Il messaggio che raggiunge il telespettatore è deprimente: un insieme di spietate selezioni (accompagnate da manifesto disprezzo per i candidati) che si accompagnano ad ampie dimostrazioni di non conoscenza di quanto insegnato nelle scuole dell’obbligo. L’ultimo strafalcione televisivo, in ordine cronologico, risale a domenica scorsa: alla domanda “Cosa si festeggia il 25 Aprile”, rivolta ad alcuni ragazzi, è calato un angosciante silenzio, spezzato infine dalla risposta shock: “Siamo stati liberati dagli Ebrei”. 

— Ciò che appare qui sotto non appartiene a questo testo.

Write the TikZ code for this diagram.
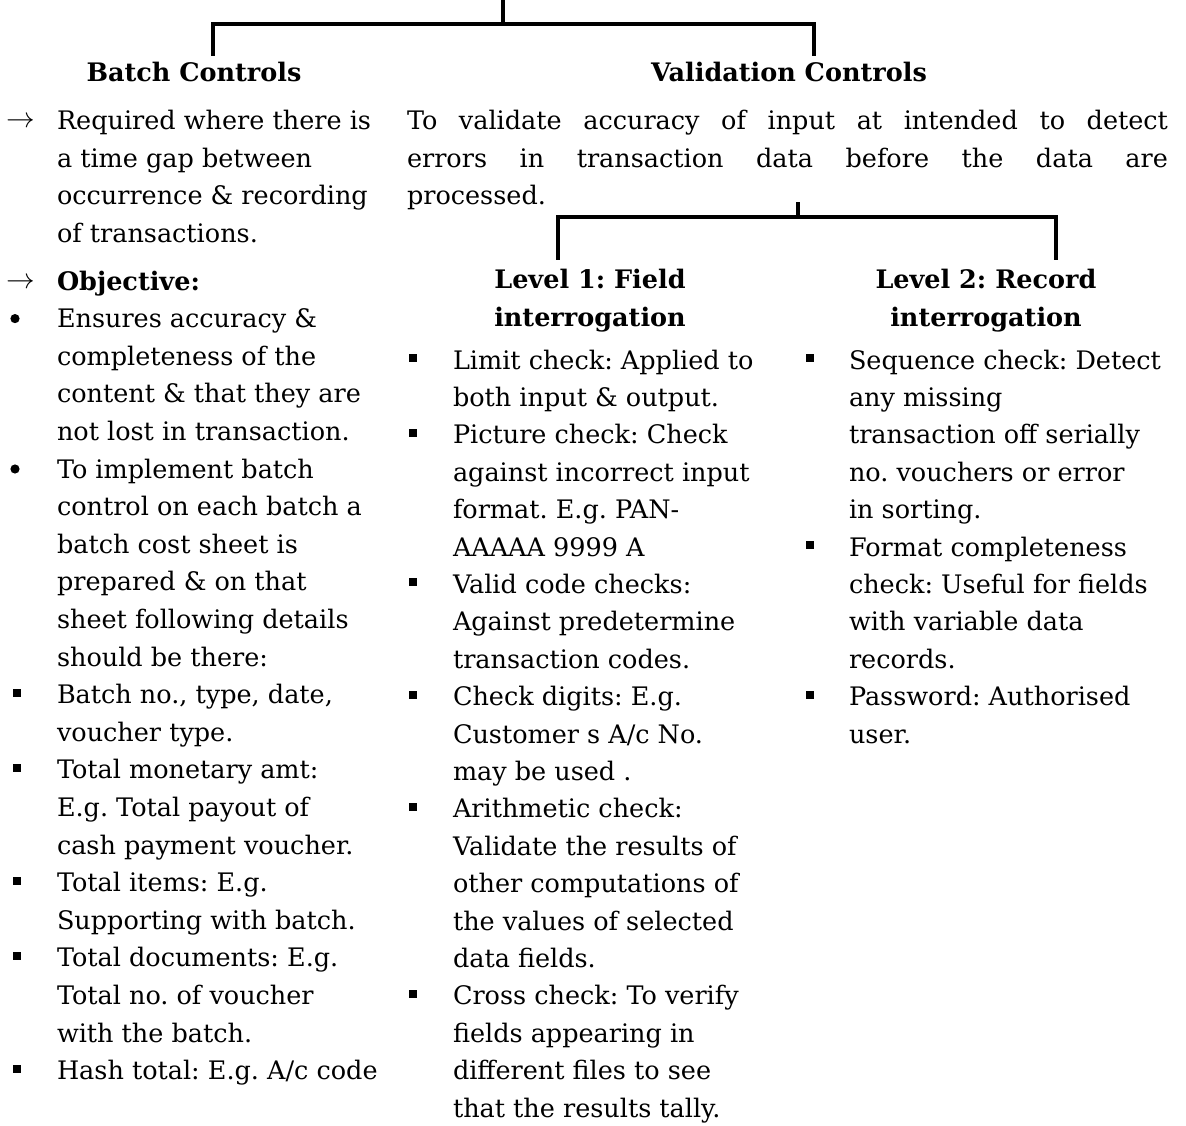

Le autorità della Repubblica, insieme a quelle europee, richiamano sovente l’attenzione dei cittadini sulla strumentale diffusione di fake news, invitando tutti a riconoscerle e a non divulgarle. Impresa molto difficile per svariate ragioni, tra cui la censura di Stato e la fitta propaganda di guerra (costruita solitamente con massicce dosi di retorica e di menzogne sull’avversario): abitudini, di antica tradizione, che purtroppo non rendono molto credibili sia le istituzioni statali che le loro “verità”. Selezionare le notizie, dividendo quelle verosimili da quelle inventate, è operazione resa ancor più complicata dalla banalizzazione della politica, della società, dei fatti esteri: azzeramento del sapere (e della coscienza critica) ottenuto tramite decenni di televisione trash e disinformazione. 

L’abbattimento della Cultura è il frutto di una pianificazione molto efficace avviata all’inizio del nuovo millennio nelle scuole e approdata, rapidamente, in tutti i gangli della società. L’obiettivo di ridurre ulteriormente la memoria storica della nazione, perseguito con tenacia alcuni settori del potere politico-economico, è stato pienamente raggiunto. 

Un popolo senza consapevolezza del passato è manipolabile. Le comunità diventano malleabili a tal punto da dedicare energie per rivendicare il diritto alle telecamere, anziché al welfare, e giungono inevitabilmente a credere che i repubblichini di Salò fossero le vittime della Liberazione, non i carnefici. 

L’assenza di sapere collettivo legittima guerre, secondo il principio che l’aggressore è sempre l’altro; rende credibile la divisione dei popoli del mondo in buoni e cattivi (negazione della geopolitica); decontestualizza le vicende dai fatti storici; consente di imputare (ad esempio) la liberazione dei lager nazisti agli americani, escludendo del tutto i russi (oramai considerati “i nemici”) dal novero di coloro che hanno sconfitto Hitler. Insomma, liberare il cervello dei cittadini da nozioni “inutili” facilita la creazione di uno spazio vuoto e, quindi, adattato per accettare bislacchi revisionismi storici e innumerevoli strumentalizzazioni politiche.

Giuseppe Verdi è l’autore di Fratelli d’Italia, e il 25 Aprile celebra la liberazione dagli Ebrei, mentre le atomiche su Hiroshima e Nagasaki le hanno sganciate i russi. Le camicie nere erano un settore specifico di Pitti Uomo (contraddistinto per i modi gentili e il buon gusto), e Fenestrelle era “un lager per soldati delle Due Sicilie e ne morirono tra stenti 40.000”. Tabula rasa è stata fatta, per cui ora è compito decisamente più facile quello di legittimare guerre sanguinarie: un bel passo avanti rispetto a quel fastidioso passato in cui apprendere era il miglior modo per affrancarsi dalle proprie condizioni sociali. 

Nel caso qualcuno si sia turbato, a causa di queste poche righe, mi scuso invitandolo ad accendere la televisione: pochi minuti e la serenità apatica avrà nuovamente la meglio su ogni cosa.